Ten years after the idea for a new concert venue in suburban Washington was planted, the $100 million Music Center at Strathmore opened Saturday night, packed with a mostly by-invitation, mostly black-tie crowd that strode into the gleaming facility on a red carpet.
Patrons schmoozed and noshed before entering the hall to hear congratulatory speeches, interrupted by nearly as many ovations as the State of the Union address, and then some brilliant playing by the center's No. 1 resident, the Baltimore Symphony Orchestra.

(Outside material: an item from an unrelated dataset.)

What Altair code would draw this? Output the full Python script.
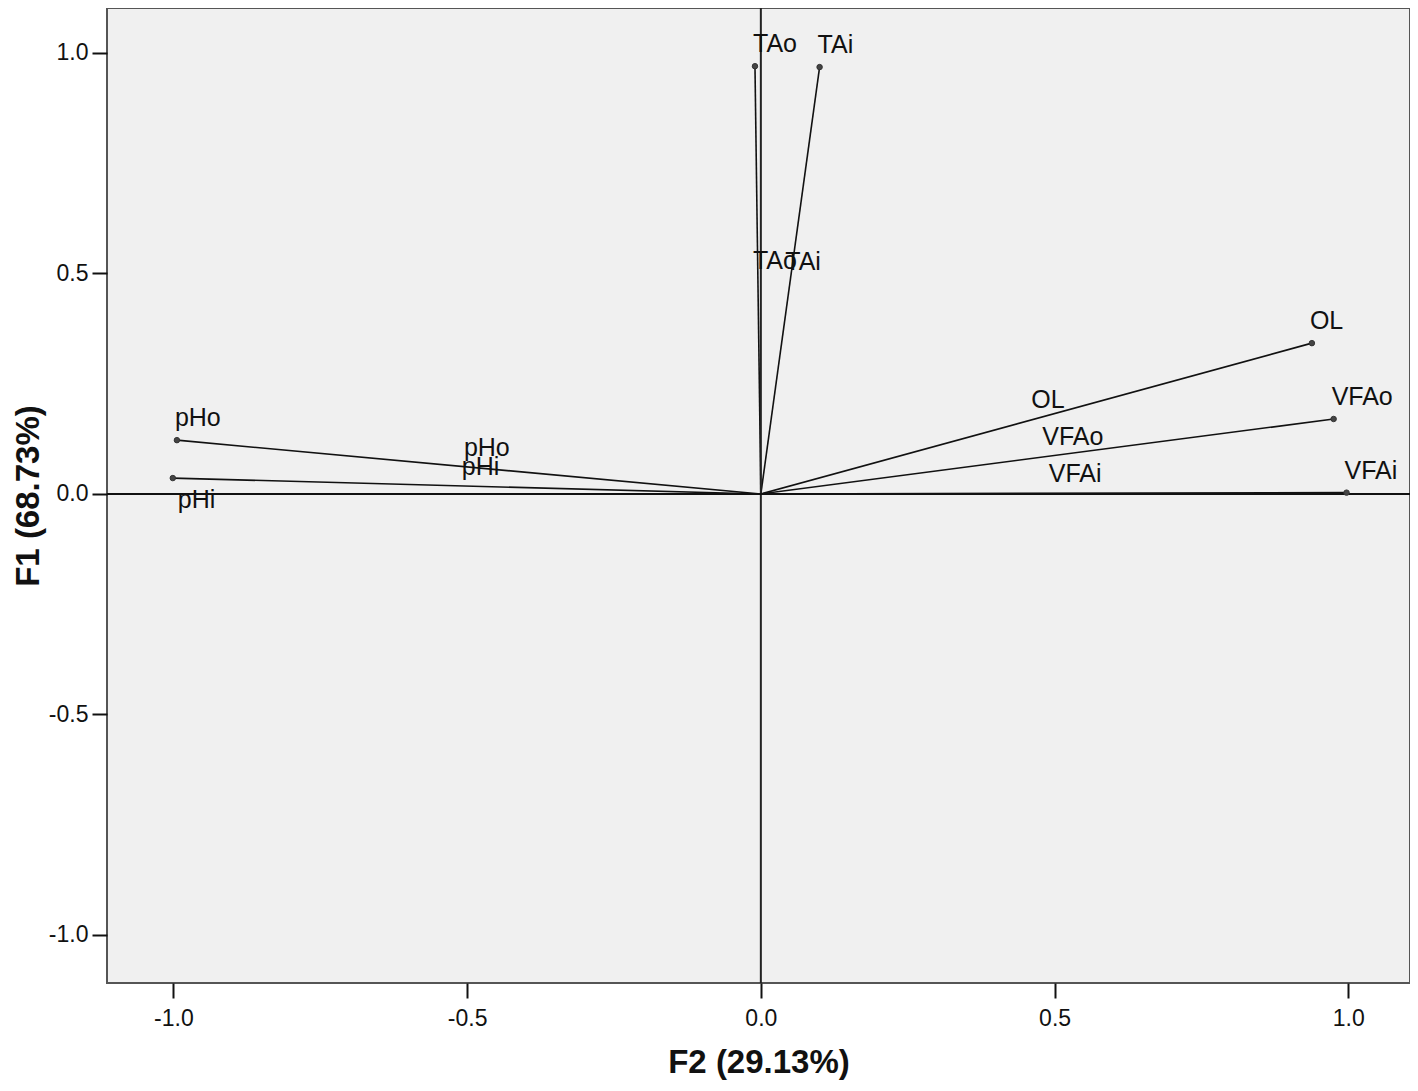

Joining the BSO and music director Yuri Temirkanov were starry cellist Yo-Yo Ma and two radiant sopranos, Harolyn Blackwell and Janice Chandler-Eteme. To emphasize the educational wing of the center, four music students from Maryland were part of the act as well.
The hall, with its inviting wood surfaces, elegant architectural curves and, above all, wonderfully alive sound, is a first-class space for music-making.
On Saturday, the BSO enjoyed a richer bass response than it gets at Meyerhoff Hall in Baltimore; strings and woodwinds had great warmth and presence; the brass, which can have too much bite at Meyerhoff, blended more smoothly.
As gratifying as it was to hear the orchestra in such a favorable light and operating at full expressive power under Temirkanov's dynamic guidance, the hodgepodge program was not the most inspired calling card for the BSO's entry into Montgomery County. There should have been a full-length, fully substantive concert given the next day for the general public as a proper introduction.
Originally, Yo-Yo Ma was to have played Dvorak's Cello Concerto. Deemed too long and heavy for a party night, it was replaced with two short, slow, plaintive works by Max Bruch -- the Kol Nidrei (his much-loved reflection on traditional Hebrew Day of Antonement melodies) and a rarely heard Ave Maria.
Although Ma phrased them exquisitely on Saturday -- and Friday night at a sold-out Meyerhoff, where the BSO presented much the same program -- they hardly allowed him to bring all of his artistic gifts to the table.
(The prospect of the Dvorak concerto was used as bait last year to gain Meyerhoff season-subscribers, who got first dibs on buying tickets. The substitutions of the Bruch works hardly made an equal trade.)
The Strathmore concert added a work commissioned for the opening by Michael Hersch. There was a lot of grumbling backstage because his contribution -- a taut, dissonant score called Arrache -- was not celebratory. (As if Kol Nidrei were a rouser.) The problem was that Hersch, well-known for his intense style, wrote for the wrong program at the wrong time.
Still, the BSO delivered the arresting piece potently, despite Temirkanov's rush through much of it. No one thought to ensure that the composer could easily take a bow; Hersch was stuck somewhere in the back when Temirkanov gestured in vain for him to come forward.
Two vocal selections lit up the place, especially Harolyn Blackwell's delicious, virtuosic delivery of "Glitter and Be Gay" from Bernstein's Candide. Her words, pretty much lost the night before at the Meyerhoff, registered clearly. Conductor and orchestra had as much fun with the piece as the singer did.
Bachianas Brasileiras No. 5 for soprano and eight cellos by Villa-Lobos inspired vivid vocalism from Janice Chandler-Eteme. It was a luxury having Ma on lead cello, joined by three BSO members and four audition-winning students.
The orchestra-only part of Saturday's concert should have started with Beethoven's Consecration of the House Overture (a tradition for new theaters). Instead, Temirkanov heated up chestnuts from Tchaikovsky's Nutcracker and Eugene Onegin and, for a finale, led a sizzling account of Shostakovich's slick Festive Overture.
That last blast of BSO power underlined how much Temirkanov can get from his musicians -- and how much the Washington area stands to gain from the arrival of this orchestra and this splendid new hall.